Inspired by a meme making it’s rounds on Planet Ubuntu and elsewhere on the interwebs, I decided to profile my boot. For several weeks now I have been running the development version of Ubuntu 9.04, and reporting the occasional bug. So far everything has been very stable.
I have 9.04 installed on my Inspiron 1420, using the ext4 filesystem (also quite stable in my experience), with noatime set in /etc/fstab. My CPU is an Intel Core 2 Duo clocked at 1.5 GHz, 4GB of ram and a very average 80GB SATA hard drive.
Profiling a boot with bootchart was as simple as “sudo apt-get install bootchart”. With that done, I just rebooted my machine. Once I was back up, there was a .png file in /var/log/bootchart containing the details of my boot process.

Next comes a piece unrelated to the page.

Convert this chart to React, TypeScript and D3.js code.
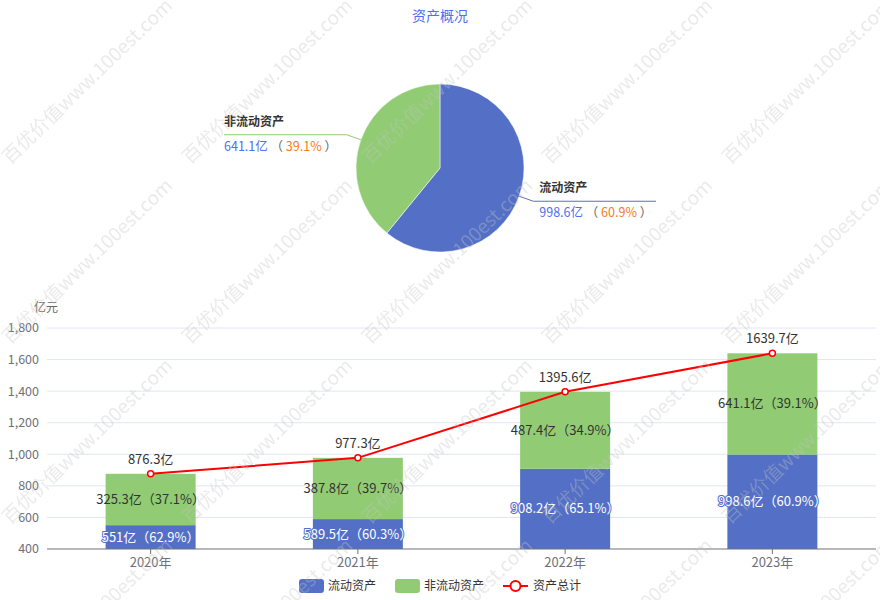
import * as d3 from "d3";

const years = ["2020年", "2021年", "2022年", "2023年"];
const currentAssets = [551, 589.5, 908.2, 998.6];
const nonCurrentAssets = [325.3, 387.8, 487.4, 641.1];
const totalAssets = [876.3, 977.3, 1395.6, 1639.7];
const currentPct = ["62.9%", "60.3%", "65.1%", "60.9%"];
const nonCurrentPct = ["37.1%", "39.7%", "34.9%", "39.1%"];
const yTicks = [400, 600, 800, 1000, 1200, 1400, 1600, 1800];

const pieNames = ["流动资产", "非流动资产"];
const pieValues = [998.6, 641.1];
const piePct = ["60.9%", "39.1%"];

const W = 880;
const H = 600;
const FONT = "'Noto Sans CJK SC', 'Microsoft YaHei', sans-serif";
const BLUE = "#5470c6";
const GREEN = "#91cc75";
const RED = "#ff0000";
const COLORS = [BLUE, GREEN];

const PLOT = { left: 47, right: 876, top: 328, bottom: 549 };
const PIE = { cx: 440, cy: 168, r: 84, edge: 216 };
const WATERMARK = "百优价值www.100est.com";

function fmt(v: number) {
  return `${v}亿`;
}

export default function App() {
  const x = d3.scaleBand<string>().domain(years).range([PLOT.left, PLOT.right]);
  const y = d3.scaleLinear().domain([400, 1800]).range([PLOT.bottom, PLOT.top]);
  const barW = 90;
  const yMin = y.domain()[0];

  const pie = d3.pie<number>().sort(null).value((d) => d)(pieValues);
  const arc = d3.arc<d3.PieArcDatum<number>>().innerRadius(0).outerRadius(PIE.r);

  const line = d3
    .line<number>()
    .x((_, i) => (x(years[i]) ?? 0) + x.bandwidth() / 2)
    .y((d) => y(d));

  // watermark grid, like the site's overlay
  const marks: [number, number][] = [];
  for (let r = 0; r < 4; r++) {
    for (let c = 0; c < 5; c++) marks.push([10 + c * 180, 165 + r * 180]);
  }

  return (
    <svg
      width={W}
      height={H}
      style={{ position: "absolute", left: 0, top: 0, display: "block" }}
      fontFamily={FONT}
    >
      <rect width={W} height={H} fill="#fff" />

      {/* title */}
      <text x={440} y={21} textAnchor="middle" fontSize={14} fill="#4d6ef5">
        资产概况
      </text>

      {/* pie */}
      <g transform={`translate(${PIE.cx},${PIE.cy})`}>
        {pie.map((p, i) => (
          <path key={i} d={arc(p) ?? ""} fill={COLORS[i]} stroke="#fff" strokeWidth={0.5} />
        ))}
      </g>
      {pie.map((p, i) => {
        const mid = (p.startAngle + p.endAngle) / 2;
        const dx = Math.sin(mid);
        const dy = -Math.cos(mid);
        const x0 = PIE.cx + dx * PIE.r;
        const y0 = PIE.cy + dy * PIE.r;
        const x1 = PIE.cx + dx * (PIE.r + 15);
        const y1 = PIE.cy + dy * (PIE.r + 15);
        const right = dx > 0;
        const x2 = right ? PIE.cx + PIE.edge : PIE.cx - PIE.edge;
        const tx = right ? x1 + 6 : x2;
        return (
          <g key={i}>
            <polyline
              points={`${x0},${y0} ${x1},${y1} ${x2},${y1}`}
              fill="none"
              stroke={COLORS[i]}
              strokeWidth={1}
            />
            <text x={tx} y={y1 - 9} fontSize={12} fontWeight="bold" fill="#333">
              {pieNames[i]}
            </text>
            <text x={tx} y={y1 + 16} fontSize={12.5} xmlSpace="preserve">
              <tspan fill="#4d6ef5">{fmt(pieValues[i])}</tspan>
              <tspan fill="#666">{" （ "}</tspan>
              <tspan fill="#f77a2a">{piePct[i]}</tspan>
              <tspan fill="#666">{" ）"}</tspan>
            </text>
          </g>
        );
      })}

      {/* grid + y axis */}
      <text x={46} y={312} textAnchor="middle" fontSize={12} fill="#666">
        亿元
      </text>
      {yTicks.map((t) => (
        <g key={t}>
          {t !== yMin && (
            <line x1={PLOT.left} x2={PLOT.right} y1={y(t)} y2={y(t)} stroke="#e0e6f1" strokeWidth={1} />
          )}
          <text x={39} y={y(t)} dy="0.35em" textAnchor="end" fontSize={12.5} fill="#6e7079">
            {d3.format(",")(t)}
          </text>
        </g>
      ))}

      {/* bars */}
      {years.map((yr, i) => {
        const cx = (x(yr) ?? 0) + x.bandwidth() / 2;
        const b0 = Math.max(0, yMin);
        const b1 = currentAssets[i];
        const g1 = b1 + nonCurrentAssets[i];
        return (
          <g key={yr}>
            <rect x={cx - barW / 2} y={y(b1)} width={barW} height={y(b0) - y(b1)} fill={BLUE} />
            <rect x={cx - barW / 2} y={y(g1)} width={barW} height={y(b1) - y(g1)} fill={GREEN} />
          </g>
        );
      })}

      {/* x axis */}
      <line x1={PLOT.left} x2={PLOT.right} y1={PLOT.bottom} y2={PLOT.bottom} stroke="#6e7079" />
      {years.map((yr) => {
        const cx = (x(yr) ?? 0) + x.bandwidth() / 2;
        return (
          <g key={yr}>
            <line x1={cx} x2={cx} y1={PLOT.bottom} y2={PLOT.bottom + 5} stroke="#6e7079" />
            <text x={cx} y={PLOT.bottom + 18} textAnchor="middle" fontSize={13} fill="#6e7079">
              {yr}
            </text>
          </g>
        );
      })}

      {/* bar labels */}
      {years.map((yr, i) => {
        const cx = (x(yr) ?? 0) + x.bandwidth() / 2;
        const b1 = currentAssets[i];
        const g1 = b1 + nonCurrentAssets[i];
        return (
          <g key={yr} fontSize={13}>
            <text
              x={cx}
              y={y((Math.max(0, yMin) + b1) / 2)}
              dy="0.35em"
              textAnchor="middle"
              fill="#fff"
              stroke={BLUE}
              strokeWidth={2}
              paintOrder="stroke"
            >
              {`${fmt(b1)}（${currentPct[i]}）`}
            </text>
            <text x={cx} y={y((b1 + g1) / 2)} dy="0.35em" textAnchor="middle" fill="#333">
              {`${fmt(nonCurrentAssets[i])}（${nonCurrentPct[i]}）`}
            </text>
          </g>
        );
      })}

      {/* total line */}
      <path d={line(totalAssets) ?? ""} fill="none" stroke={RED} strokeWidth={2} />
      {totalAssets.map((v, i) => {
        const cx = (x(years[i]) ?? 0) + x.bandwidth() / 2;
        return (
          <g key={i}>
            <circle cx={cx} cy={y(v)} r={3} fill="#fff" stroke={RED} strokeWidth={1.5} />
            <text x={cx} y={y(v) - 10} textAnchor="middle" fontSize={13} fill="#333">
              {fmt(v)}
            </text>
          </g>
        );
      })}

      {/* legend */}
      <g fontSize={12} fill="#333">
        <rect x={299} y={579} width={25} height={14} rx={3} fill={BLUE} />
        <text x={328} y={586} dy="0.35em">流动资产</text>
        <rect x={395} y={579} width={25} height={14} rx={3} fill={GREEN} />
        <text x={424} y={586} dy="0.35em">非流动资产</text>
        <line x1={503} x2={528} y1={586} y2={586} stroke={RED} strokeWidth={2} />
        <circle cx={515.5} cy={586} r={5} fill="#fff" stroke={RED} strokeWidth={2} />
        <text x={533} y={586} dy="0.35em">资产总计</text>
      </g>

      {/* watermark */}
      <g fontSize={19} fill="#c4c4c4" opacity={0.35} pointerEvents="none">
        {marks.map(([mx, my], i) => (
          <text key={i} x={mx} y={my} transform={`rotate(-44 ${mx} ${my})`}>
            {WATERMARK}
          </text>
        ))}
      </g>
    </svg>
  );
}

Boot time == 20.27 seconds!
And now for the gory details…
Tags: Linux, Technology, Ubuntu

Just a note: ‘profiling’ your boot in ubuntu (debian?) is a different thing. You just measured or charted your boot sequence.
Profiling is done with the ‘readahead’ package, and subsequently tagging ‘profile’ on to your kernel params list (once (in a while)) and using that to optimize scattered reads into big ordered readahead in the boot sequence. It used to squeeze some 10-20 seconds out of a 50-110s boot for me.
Note that readahead can be used (easily) to optimize other standard sequences (like desktop login) with greate success. Especially if you switch your PC on, go for a coffee and return to log into the desktop, it will be a great help if you use readahead from, say, rc.local, to get your profile data and app binaries buffered before time.